Around 2:00 Saturday morning, KPD arrived at the PIKE fraternity house to find three people passed out. One person was found naked.  

UT Police took pictures which show empty wine boxes and bags and spots of blood, but found no rubber tubing.  

A KPD email was sent at 4:00 a.m. Saturday which stated:

"Upon extensive questioning, it is believed members of the fraternity were utilizing rubber tubing inserted into their rectums as a conduit for alcohol."    

Around 11:30 a.m., Broughton's lawyer said he first visited him at the hospital and asked him if he took part in "butt-chugging"  

"That was the first time he had of the words "butt chugging" which have become famous words across the United States and across the world," said McGehee.  

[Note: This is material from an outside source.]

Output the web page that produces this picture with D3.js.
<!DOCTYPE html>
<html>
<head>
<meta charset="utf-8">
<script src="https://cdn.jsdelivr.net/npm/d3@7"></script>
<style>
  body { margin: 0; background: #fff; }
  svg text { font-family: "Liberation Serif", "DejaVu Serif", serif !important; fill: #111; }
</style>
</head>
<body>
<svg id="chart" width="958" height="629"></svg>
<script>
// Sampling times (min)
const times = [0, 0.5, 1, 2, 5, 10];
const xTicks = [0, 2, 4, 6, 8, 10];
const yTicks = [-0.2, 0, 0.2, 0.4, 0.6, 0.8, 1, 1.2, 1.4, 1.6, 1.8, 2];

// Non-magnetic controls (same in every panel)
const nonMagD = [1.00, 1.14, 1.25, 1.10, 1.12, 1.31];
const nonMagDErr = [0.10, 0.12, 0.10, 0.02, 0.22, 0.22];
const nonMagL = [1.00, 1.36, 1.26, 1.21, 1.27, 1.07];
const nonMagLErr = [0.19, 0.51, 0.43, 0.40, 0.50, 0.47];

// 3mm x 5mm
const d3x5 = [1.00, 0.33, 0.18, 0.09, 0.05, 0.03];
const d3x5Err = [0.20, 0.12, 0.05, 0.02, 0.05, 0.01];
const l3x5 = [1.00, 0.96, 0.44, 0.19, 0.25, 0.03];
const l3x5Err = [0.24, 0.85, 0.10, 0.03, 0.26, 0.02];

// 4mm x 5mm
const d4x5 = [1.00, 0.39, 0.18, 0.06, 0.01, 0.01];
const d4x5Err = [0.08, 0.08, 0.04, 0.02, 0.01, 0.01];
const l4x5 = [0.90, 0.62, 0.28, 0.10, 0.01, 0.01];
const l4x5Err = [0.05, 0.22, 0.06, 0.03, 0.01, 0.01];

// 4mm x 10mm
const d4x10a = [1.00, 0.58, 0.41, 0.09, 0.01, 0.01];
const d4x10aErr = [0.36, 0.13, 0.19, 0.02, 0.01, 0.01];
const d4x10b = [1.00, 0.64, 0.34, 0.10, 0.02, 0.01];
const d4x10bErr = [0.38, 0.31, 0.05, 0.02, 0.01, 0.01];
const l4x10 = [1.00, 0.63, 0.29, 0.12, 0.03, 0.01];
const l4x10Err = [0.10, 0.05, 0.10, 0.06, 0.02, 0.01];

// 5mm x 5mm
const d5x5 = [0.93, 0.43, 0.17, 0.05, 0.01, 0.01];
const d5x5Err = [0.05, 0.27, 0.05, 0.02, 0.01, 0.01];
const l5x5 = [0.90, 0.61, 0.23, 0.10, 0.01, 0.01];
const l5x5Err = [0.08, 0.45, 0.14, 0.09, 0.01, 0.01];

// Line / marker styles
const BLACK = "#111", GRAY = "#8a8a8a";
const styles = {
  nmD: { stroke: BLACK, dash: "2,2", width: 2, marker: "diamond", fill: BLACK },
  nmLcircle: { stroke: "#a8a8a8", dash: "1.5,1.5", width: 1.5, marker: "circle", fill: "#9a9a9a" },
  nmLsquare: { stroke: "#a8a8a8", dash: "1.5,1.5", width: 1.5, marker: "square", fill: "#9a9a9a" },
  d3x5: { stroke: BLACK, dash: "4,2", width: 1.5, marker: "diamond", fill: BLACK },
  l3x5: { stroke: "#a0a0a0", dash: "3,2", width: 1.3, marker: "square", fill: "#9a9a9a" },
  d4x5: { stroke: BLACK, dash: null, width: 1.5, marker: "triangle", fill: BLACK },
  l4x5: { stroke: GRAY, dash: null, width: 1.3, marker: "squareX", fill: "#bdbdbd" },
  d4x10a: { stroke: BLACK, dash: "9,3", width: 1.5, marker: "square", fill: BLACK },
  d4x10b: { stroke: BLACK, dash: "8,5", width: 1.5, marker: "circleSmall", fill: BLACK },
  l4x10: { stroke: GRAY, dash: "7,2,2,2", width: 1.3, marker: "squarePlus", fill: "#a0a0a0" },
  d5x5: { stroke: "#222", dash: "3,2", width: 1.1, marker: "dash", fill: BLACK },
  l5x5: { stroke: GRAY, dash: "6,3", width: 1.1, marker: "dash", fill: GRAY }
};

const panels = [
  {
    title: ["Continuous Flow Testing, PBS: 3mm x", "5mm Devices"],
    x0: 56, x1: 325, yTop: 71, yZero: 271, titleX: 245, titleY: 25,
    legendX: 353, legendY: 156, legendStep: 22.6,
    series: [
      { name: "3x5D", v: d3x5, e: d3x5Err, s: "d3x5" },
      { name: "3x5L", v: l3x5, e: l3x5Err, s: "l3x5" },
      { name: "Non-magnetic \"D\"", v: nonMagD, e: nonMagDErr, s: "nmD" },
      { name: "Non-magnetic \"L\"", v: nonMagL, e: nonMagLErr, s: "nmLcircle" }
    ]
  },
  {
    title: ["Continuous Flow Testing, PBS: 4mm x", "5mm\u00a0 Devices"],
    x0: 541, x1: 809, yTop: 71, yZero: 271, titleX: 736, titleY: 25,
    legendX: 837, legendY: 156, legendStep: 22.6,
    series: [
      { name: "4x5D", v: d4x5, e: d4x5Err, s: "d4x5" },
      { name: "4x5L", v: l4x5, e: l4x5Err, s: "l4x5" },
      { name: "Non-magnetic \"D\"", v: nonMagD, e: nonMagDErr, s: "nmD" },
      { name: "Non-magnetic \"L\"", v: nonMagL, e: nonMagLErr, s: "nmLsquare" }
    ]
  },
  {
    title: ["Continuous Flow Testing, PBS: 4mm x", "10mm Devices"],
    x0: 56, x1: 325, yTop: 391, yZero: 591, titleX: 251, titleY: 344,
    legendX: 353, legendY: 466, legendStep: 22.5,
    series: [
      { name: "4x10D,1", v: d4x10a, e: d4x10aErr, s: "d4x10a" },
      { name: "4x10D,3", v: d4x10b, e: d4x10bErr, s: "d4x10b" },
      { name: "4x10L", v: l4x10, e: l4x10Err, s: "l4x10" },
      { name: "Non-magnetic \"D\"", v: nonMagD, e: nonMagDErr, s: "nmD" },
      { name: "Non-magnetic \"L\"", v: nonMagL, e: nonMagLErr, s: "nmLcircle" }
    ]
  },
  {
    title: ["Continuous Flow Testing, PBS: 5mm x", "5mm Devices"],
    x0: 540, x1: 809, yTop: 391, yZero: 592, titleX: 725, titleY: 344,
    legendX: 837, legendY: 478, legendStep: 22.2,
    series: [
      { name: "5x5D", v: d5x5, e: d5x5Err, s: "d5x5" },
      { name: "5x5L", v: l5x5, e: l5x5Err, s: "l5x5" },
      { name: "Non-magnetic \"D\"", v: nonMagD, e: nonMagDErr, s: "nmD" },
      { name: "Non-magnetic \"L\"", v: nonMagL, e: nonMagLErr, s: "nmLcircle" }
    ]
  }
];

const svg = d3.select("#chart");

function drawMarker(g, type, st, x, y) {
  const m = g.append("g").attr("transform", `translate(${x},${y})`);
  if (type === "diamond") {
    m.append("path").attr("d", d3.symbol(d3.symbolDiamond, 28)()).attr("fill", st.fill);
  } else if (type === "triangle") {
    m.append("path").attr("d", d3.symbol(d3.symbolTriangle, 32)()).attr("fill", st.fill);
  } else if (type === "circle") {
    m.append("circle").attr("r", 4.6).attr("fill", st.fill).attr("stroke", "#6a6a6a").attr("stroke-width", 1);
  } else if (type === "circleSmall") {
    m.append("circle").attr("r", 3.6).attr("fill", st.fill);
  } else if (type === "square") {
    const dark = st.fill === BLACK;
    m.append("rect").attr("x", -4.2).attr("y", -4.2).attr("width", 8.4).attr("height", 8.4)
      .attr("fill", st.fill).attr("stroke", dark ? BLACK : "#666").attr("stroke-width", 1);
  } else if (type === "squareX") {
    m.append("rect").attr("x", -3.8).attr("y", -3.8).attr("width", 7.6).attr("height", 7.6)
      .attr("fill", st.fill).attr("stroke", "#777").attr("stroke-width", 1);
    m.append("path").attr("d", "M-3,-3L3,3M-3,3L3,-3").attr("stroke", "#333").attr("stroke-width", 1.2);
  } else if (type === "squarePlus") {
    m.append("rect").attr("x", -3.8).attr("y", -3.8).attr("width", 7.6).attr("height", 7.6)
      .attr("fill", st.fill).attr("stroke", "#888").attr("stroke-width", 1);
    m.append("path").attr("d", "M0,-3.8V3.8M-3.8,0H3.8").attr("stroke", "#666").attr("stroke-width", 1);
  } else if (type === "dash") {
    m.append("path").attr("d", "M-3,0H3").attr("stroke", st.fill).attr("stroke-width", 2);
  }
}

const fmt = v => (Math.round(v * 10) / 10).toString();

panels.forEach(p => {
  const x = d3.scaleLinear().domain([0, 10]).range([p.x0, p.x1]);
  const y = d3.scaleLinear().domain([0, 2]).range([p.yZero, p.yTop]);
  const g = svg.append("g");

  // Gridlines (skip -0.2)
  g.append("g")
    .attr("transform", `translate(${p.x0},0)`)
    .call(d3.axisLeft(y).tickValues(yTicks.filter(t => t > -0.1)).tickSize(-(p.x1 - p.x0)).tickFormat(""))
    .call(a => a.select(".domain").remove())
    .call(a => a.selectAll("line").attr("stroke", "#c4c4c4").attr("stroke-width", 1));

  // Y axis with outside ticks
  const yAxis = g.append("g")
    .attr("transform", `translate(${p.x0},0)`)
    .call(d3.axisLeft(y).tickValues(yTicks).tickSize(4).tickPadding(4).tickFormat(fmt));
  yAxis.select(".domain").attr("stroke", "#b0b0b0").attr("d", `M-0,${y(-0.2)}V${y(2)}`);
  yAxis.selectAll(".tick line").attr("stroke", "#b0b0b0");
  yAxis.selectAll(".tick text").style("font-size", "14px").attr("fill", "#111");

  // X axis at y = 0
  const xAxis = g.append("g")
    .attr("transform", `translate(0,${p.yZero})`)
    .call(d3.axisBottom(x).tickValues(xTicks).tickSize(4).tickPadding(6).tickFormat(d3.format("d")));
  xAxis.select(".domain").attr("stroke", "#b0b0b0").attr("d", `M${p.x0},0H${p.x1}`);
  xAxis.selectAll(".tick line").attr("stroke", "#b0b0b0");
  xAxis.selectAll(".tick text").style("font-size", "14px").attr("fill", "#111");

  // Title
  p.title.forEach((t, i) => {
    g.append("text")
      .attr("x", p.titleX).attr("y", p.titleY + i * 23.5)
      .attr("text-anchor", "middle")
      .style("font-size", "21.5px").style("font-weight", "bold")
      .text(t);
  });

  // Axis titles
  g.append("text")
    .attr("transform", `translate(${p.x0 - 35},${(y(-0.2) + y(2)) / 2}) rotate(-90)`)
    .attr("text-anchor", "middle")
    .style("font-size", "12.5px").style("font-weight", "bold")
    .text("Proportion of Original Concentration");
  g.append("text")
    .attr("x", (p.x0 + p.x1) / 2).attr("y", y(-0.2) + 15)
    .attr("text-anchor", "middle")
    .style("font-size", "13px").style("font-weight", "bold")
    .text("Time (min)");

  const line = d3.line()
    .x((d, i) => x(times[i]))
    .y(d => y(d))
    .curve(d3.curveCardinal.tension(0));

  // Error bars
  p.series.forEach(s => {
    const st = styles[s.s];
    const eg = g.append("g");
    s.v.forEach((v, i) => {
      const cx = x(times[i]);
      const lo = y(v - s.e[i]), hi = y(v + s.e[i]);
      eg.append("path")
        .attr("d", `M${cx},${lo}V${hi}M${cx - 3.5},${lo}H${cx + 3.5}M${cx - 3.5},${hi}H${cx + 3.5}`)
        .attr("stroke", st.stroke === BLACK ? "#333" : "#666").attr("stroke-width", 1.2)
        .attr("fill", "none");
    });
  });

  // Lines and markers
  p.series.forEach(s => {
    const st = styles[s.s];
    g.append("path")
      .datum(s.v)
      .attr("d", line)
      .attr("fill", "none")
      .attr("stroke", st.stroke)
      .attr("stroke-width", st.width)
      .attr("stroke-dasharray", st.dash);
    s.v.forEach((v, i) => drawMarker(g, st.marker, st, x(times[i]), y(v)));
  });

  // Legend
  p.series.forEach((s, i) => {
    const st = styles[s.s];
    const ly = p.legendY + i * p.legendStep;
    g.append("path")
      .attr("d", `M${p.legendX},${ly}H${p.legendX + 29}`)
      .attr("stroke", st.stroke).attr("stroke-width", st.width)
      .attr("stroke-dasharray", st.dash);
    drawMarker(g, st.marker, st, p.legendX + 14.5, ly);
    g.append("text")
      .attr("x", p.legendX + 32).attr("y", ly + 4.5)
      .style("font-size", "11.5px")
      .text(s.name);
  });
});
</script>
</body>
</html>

Monday, September 24: KPD sent a press release affirming the department's belief that wine enemas were involved. Broughton was identified in the release and KPD said the investigation had been turned over to UTPD.  

Tuesday, September 25: The University of Tennessee placed the fraternity on suspension.

Wednesday, September 26:  Broughton was questioned by UT Police investigators; he said he took part in a drinking game called "Tour De Franzia" but denied "butt chugging." Six other males questioned that day had the same story.

Thursday, September 27: UT police closed the case and handed it off to judicial affairs and the Knox County District Attorney's office.    

Friday, September 28: UT officials shut down the chapter and ordered the PIKE house to close.

Tuesday, October 2:  Broughton and his lawyer called an on-campus news conference to refute the claims against him, lashing out at the media, UT administrators and police for damaging his reputation.

McGehee told 6 News Wednesday that he plan to take legal action. Right now, he said he is trying to determine the causes of action against various potential defendants.